Early Home Demonstration agents often traveled by horse and buggy. If the visit involved a lesson in canning and the group had no canning equipment, the agent brought a canner. (Atlanta Journal, May 10, 1959, “Canning was main topic in buggy days, she recalls”)
Rudeseal shared her memories of the Dunwoody community when Ethel W. Spruill and Elizabeth L. Davis wrote their book, “The Story of Dunwoody.” Rudeseal recalled that Nettie Austin was principal of the Dunwoody school when she first started visiting the community.
One of her first projects for the county was to have 4-H members make a birthday cake for the County Commissioner of Roads and Revenues, Mr. L.T. Y. Nash. The only DeKalb County School with a homemaking department was Chamblee High School. The students baked the cake on an old oil stove. It was a round pound cake with birthday trinkets baked inside.
On the way to Mr. Nash’s office, Rudeseal “…pulled my Model A coupe over on the side of the road around Peachtree Creek, stuck a knife in it and out poured raw batter. I dumped it into the creek and returned to Decatur about noon with no cake and the guests due to come. The cake we had baked was a round cake and there was not a round cake to be found in any DeKalb bakery. In desperation we took a square cake and poked the trinkets inside and put on another coat of frosting. When the girls came to help, they looked at me and I looked at them but not a word was said.”
Rudeseal also remembered Lois Pattillo Bannister of Dunwoody, who had all red animals on her farm, today’s Donaldson-Bannister Farm. She had Rhode Island red chickens, red Irish setters, and red horses.
She recalled Dr. Fischer and Flowerland of Chamblee. “The fence along the side of the road was lined with Blaze climbers, the creek bank was lined with rhododendron, and there were thousands of roses in the gardens.”
Rudeseal remembered the Norris family, owners of Norris Candy Company, who also owned a nursery between the Kellogg property and the Spruill property.
In the 1950s and 1960s, Rudeseal taught Home Economics at Avondale High School. She was also Dean of Women Students. She attended the University of Georgia for her undergraduate degree and Emory for her Masters degree in Education.
In 1957, five individuals were honored as finalists for the DeKalb County Teacher of the Year. A tea was held at the Avondale American Legion home.
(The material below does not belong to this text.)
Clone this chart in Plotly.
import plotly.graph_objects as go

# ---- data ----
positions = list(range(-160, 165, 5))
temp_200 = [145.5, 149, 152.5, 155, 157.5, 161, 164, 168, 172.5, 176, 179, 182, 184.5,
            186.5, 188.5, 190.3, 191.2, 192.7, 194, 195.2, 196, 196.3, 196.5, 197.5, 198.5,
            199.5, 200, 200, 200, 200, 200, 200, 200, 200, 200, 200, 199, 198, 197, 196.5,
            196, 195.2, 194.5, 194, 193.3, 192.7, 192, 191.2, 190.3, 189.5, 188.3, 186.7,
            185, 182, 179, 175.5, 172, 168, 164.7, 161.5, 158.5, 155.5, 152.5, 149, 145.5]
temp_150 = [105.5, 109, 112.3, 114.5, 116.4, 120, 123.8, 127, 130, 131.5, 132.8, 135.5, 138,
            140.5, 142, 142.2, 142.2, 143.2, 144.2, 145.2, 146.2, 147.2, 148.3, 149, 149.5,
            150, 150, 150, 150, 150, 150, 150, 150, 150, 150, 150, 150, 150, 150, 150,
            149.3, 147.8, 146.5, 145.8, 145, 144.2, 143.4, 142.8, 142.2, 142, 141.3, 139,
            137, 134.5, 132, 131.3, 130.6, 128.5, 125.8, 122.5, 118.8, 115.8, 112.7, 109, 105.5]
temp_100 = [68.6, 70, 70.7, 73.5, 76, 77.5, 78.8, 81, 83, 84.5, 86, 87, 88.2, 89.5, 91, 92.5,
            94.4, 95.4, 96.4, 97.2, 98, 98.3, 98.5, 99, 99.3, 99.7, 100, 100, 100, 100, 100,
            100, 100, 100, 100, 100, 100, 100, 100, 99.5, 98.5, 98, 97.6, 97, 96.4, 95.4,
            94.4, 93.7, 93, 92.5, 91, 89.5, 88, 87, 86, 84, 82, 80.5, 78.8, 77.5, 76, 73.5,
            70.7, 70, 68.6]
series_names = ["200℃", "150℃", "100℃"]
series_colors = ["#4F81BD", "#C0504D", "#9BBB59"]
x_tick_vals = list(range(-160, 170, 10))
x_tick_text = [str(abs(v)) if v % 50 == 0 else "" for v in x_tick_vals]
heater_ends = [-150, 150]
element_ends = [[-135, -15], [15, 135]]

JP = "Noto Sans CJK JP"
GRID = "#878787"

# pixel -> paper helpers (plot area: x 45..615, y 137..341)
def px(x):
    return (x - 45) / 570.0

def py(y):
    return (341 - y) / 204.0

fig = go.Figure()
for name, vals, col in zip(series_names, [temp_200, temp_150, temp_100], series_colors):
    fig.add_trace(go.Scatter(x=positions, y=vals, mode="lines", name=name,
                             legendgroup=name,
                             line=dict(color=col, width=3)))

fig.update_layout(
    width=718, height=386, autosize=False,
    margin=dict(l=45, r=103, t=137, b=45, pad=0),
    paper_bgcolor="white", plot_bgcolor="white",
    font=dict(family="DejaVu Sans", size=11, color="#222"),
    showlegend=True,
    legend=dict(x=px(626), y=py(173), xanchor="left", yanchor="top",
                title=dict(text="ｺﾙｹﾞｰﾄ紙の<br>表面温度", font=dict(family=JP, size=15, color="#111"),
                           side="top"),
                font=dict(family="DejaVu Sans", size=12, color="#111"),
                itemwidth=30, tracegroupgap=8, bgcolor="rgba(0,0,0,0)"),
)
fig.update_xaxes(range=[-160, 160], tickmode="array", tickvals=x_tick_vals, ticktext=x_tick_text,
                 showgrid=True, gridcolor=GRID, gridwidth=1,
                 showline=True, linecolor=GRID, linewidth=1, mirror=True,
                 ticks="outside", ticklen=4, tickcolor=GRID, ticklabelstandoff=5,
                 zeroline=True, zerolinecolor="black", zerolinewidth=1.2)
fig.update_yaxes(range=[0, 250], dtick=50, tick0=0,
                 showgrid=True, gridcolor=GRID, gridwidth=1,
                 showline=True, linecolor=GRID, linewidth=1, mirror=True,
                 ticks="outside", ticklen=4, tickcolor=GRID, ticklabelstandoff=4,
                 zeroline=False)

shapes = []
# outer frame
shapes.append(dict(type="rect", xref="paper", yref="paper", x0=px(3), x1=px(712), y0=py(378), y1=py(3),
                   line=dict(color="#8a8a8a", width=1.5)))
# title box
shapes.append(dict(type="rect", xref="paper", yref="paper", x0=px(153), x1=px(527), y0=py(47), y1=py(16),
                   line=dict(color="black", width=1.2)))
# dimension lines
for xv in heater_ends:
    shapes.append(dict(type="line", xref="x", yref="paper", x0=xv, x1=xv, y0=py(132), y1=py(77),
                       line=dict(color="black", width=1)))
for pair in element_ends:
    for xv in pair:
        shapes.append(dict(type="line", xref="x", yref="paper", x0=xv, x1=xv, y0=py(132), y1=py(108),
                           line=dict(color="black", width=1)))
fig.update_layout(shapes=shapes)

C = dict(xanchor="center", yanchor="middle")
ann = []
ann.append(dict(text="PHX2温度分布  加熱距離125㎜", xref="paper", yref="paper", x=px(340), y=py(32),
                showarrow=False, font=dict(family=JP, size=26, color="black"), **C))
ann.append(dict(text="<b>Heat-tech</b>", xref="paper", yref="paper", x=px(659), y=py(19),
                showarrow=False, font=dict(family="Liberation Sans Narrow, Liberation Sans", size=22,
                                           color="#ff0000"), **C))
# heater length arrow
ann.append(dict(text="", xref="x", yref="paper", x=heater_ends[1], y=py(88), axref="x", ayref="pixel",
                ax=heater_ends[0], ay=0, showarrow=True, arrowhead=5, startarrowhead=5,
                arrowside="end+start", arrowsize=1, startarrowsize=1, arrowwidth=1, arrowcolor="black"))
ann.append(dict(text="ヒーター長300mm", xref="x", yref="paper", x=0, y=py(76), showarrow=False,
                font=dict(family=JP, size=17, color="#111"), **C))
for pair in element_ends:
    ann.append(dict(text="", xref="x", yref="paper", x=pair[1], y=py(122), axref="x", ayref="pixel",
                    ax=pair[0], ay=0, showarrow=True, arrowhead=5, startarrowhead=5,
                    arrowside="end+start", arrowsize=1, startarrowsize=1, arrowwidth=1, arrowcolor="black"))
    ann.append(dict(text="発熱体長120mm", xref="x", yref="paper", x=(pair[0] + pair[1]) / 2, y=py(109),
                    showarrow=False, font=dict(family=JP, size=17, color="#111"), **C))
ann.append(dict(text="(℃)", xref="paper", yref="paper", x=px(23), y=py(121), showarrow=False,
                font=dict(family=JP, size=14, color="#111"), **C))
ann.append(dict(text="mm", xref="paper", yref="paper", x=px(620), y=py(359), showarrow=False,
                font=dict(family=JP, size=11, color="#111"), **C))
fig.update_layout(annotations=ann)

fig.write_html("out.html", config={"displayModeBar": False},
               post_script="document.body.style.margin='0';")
The finalists included Katherine Rudeseal, who was head of the Home Economics Department at Avondale High School and Harold Smith, head of the vocational agriculture department at Chamblee High School. Other nominees were Sarah Coleman of Briar Vista Elementary School, Betty Ellington of Clarkston High School and Zella Potterfield from Skyland Elementary School. (Atlanta Constitution, Feb. 27, 1957, “DeKalb Tea Honors 5 Teacher Finalists”)
Which of these educators won DeKalb County Teacher of the Year in 1957? I didn’t find that answer, but Rudeseal was Teacher of the Year for Avondale High School. This was announced in her hometown paper, the Times-Herald of Newnan, Georgia.